Résultat : les médias ont quasiment arrêté la couverture du conflit israélo-palestinien après la dernière guerre à Gaza, se contentant de suivre la dernière vague de violence, « l’Intifada des couteaux », sans chercher des explications sur ses raisons profondes. Pourtant cette crise risque de déstabiliser encore plus la région. Des experts parlent du risque grandissant d’un effondrement de l’Autorité palestinienne, que ce soit pour des raisons économiques et financières, internes (l’OLP est de plus en plus critiquée par la rue).

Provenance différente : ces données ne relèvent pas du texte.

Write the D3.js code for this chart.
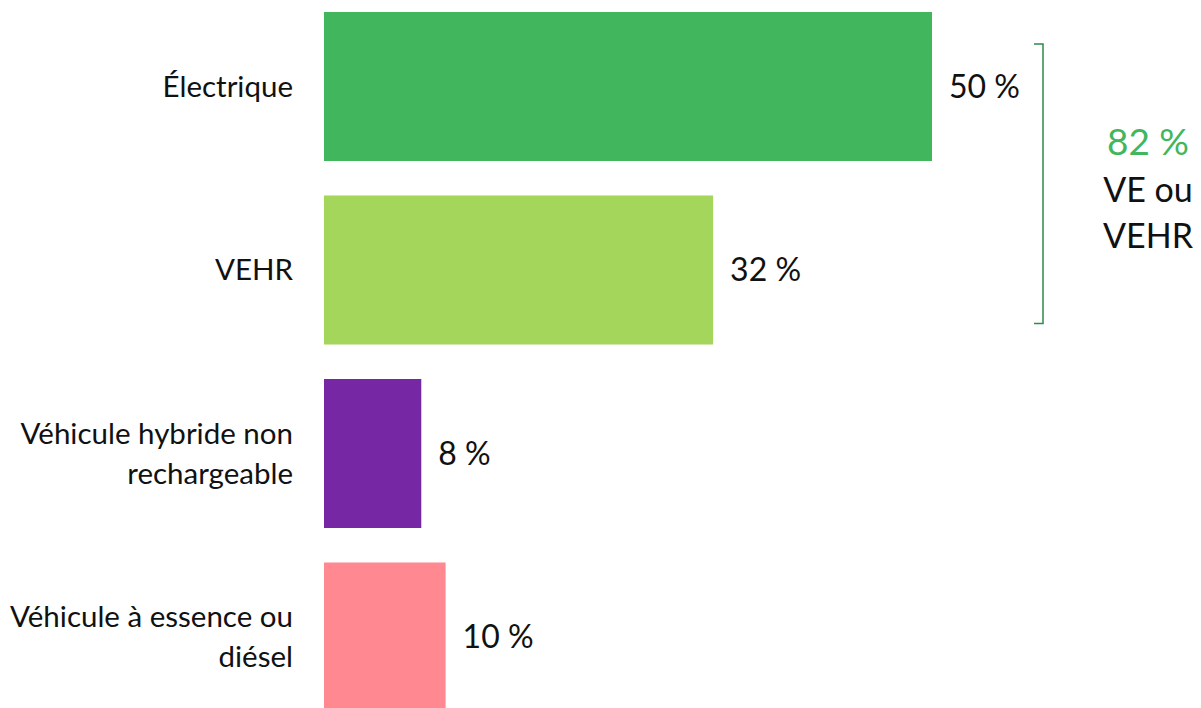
<!DOCTYPE html>
<html><head><meta charset="utf-8">
<script src="https://cdn.jsdelivr.net/npm/d3@7"></script>
<style>body{margin:0;background:#fff;} text{font-family:"Lato","Open Sans",sans-serif;}</style>
</head><body>
<svg id="c" width="1201" height="708"></svg>
<script>
const categories = [["Électrique"], ["VEHR"], ["Véhicule hybride non", "rechargeable"], ["Véhicule à essence ou", "diésel"]];
const keys = ["elec", "vehr", "hyb", "ess"];
const values = [50, 32, 8, 10];
const colors = ["#42b65c", "#a3d65b", "#7627a4", "#ff8891"];
const groupTotal = 82;
const groupLabel = ["VE ou", "VEHR"];

const svg = d3.select("#c");
const x = d3.scaleLinear().domain([0, 50]).range([324, 932]);
const y = d3.scaleBand().domain(keys).range([12, 12 + 3 * 183.5 + 149]).paddingInner(34.5 / 183.5).paddingOuter(0);

svg.selectAll("rect.bar").data(values).join("rect")
  .attr("x", x(0)).attr("y", (d, i) => y(keys[i]))
  .attr("width", d => x(d) - x(0)).attr("height", y.bandwidth())
  .attr("fill", (d, i) => colors[i]);

svg.selectAll("text.val").data(values).join("text")
  .attr("x", d => x(d) + 17).attr("y", (d, i) => y(keys[i]) + y.bandwidth() / 2)
  .attr("dy", "0.35em").attr("font-size", 32).attr("fill", "#111")
  .text(d => d + " %");

categories.forEach((lines, i) => {
  const cy = y(keys[i]) + y.bandwidth() / 2;
  const lh = 40;
  const t = svg.append("text").attr("text-anchor", "end").attr("font-size", 29.5).attr("fill", "#111");
  lines.forEach((l, j) => {
    t.append("tspan").attr("x", 293)
      .attr("y", cy + (j - (lines.length - 1) / 2) * lh).attr("dy", "0.35em").text(l);
  });
});

// bracket
const bx = 1043, by0 = y("elec") + 32, by1 = y("vehr") + y.bandwidth() - 21;
svg.append("path").attr("d", `M${bx - 9},${by0}H${bx}V${by1}H${bx - 9}`)
  .attr("fill", "none").attr("stroke", "#2e8b4a").attr("stroke-width", 1.5);

const cx = 1148;
svg.append("text").attr("x", cx).attr("y", 142).attr("dy", "0.35em").attr("text-anchor", "middle")
  .attr("font-size", 37).attr("fill", "#42b65c").text(groupTotal + " %");
groupLabel.forEach((l, j) => {
  svg.append("text").attr("x", cx).attr("y", 190 + j * 46).attr("dy", "0.35em").attr("text-anchor", "middle")
    .attr("font-size", 34).attr("fill", "#111").text(l);
});
</script>
</body></html>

Le rétablissement de l’administration militaire israélienne sur les villes autonomes de Cisjordanie aurait des conséquences désastreuses pour le Proche Orient, sans parler d’Israël, même.
En attendant, selon des diplomates européens, il faudrait parler aussi de la déliquescence de la direction palestinienne, qui ressemble de plus en plus à une cour byzantine. Là, il faut évoquer également l’attitude des organisations pro-palestinienne. Elles sont promptes à manifester– ce qui est évidemment totalement légitime- lorsque Israël  bombarde Gaza ou renforce la répression en Cisjordanie mais on les entend très peu face à l’immense tragédie du camp de réfugiés palestinien Yarmouk 2, près de Damas . Seules quelques images sont parvenues de ces massacres. Qui a parlé de crimes de guerre en Syrie ? Il y a aussi les Yazédis d’Irak. Ils ont fait les gros titres, puis l’attention qu’on leur porte s’est évaporée. Quelques courageux correspondants de guerre continuent de couvrir ce génocide. Deux ou trois grands quotidiens l’évoquent, de temps à autre.

Journalisme Low Cost
Il ne fait pas bon être une minorité opprimée au Proche Orient. Ces temps-ci, pour intéresser les publics, les politiques occidentaux, il faut être un réfugié débarquant en Europe. Les médias accomplissent-ils leur mission définie par le conseil de l’Europe ? : « Ils ont l’obligation morale de défendre les valeurs de la démocratie […] contribuer dans une mesure importante à prévenir les moments de tension et favoriser la compréhension mutuelle, la tolérance.. […] 3 » Compliqué compte tenu du journalisme low cost qui imprègne la profession !. Les envoyés spéciaux connaisseurs, experts de l’histoire du pays et des conflits se font rares. Ce sont souvent eux les lanceurs d’alerte capables d’apporter au public l’information et l’analyse auxquelles les citoyens ont droit

1 Le livre a été traduit sous le titre « Le retour des Djihadistes » par Adrien Jaulmes, grand reporter au Figaro
2 Voir l’excellente analyse de Jean-Pierre Perrin dans Libération.  http://www.liberation.fr/planete/2015/04/07/yarmouk-nouvelle-tragedie-palestinienne_1236629
3 Cité par Epelbaum. Résolution 1003ndu Conseil de l’Europe relative à l’éthique du journalisme. 1.7.1993

Une réflexion sur « Où sont les lanceurs d’alerte? »

  1. Analyse, journalisme? Quelle vulgarité! Trop de temps, trop cher. Un Air de médiatique flotte.
    Un des antidotes: « le Diplo ».
    Bien d’autres résistent. C’est un combat.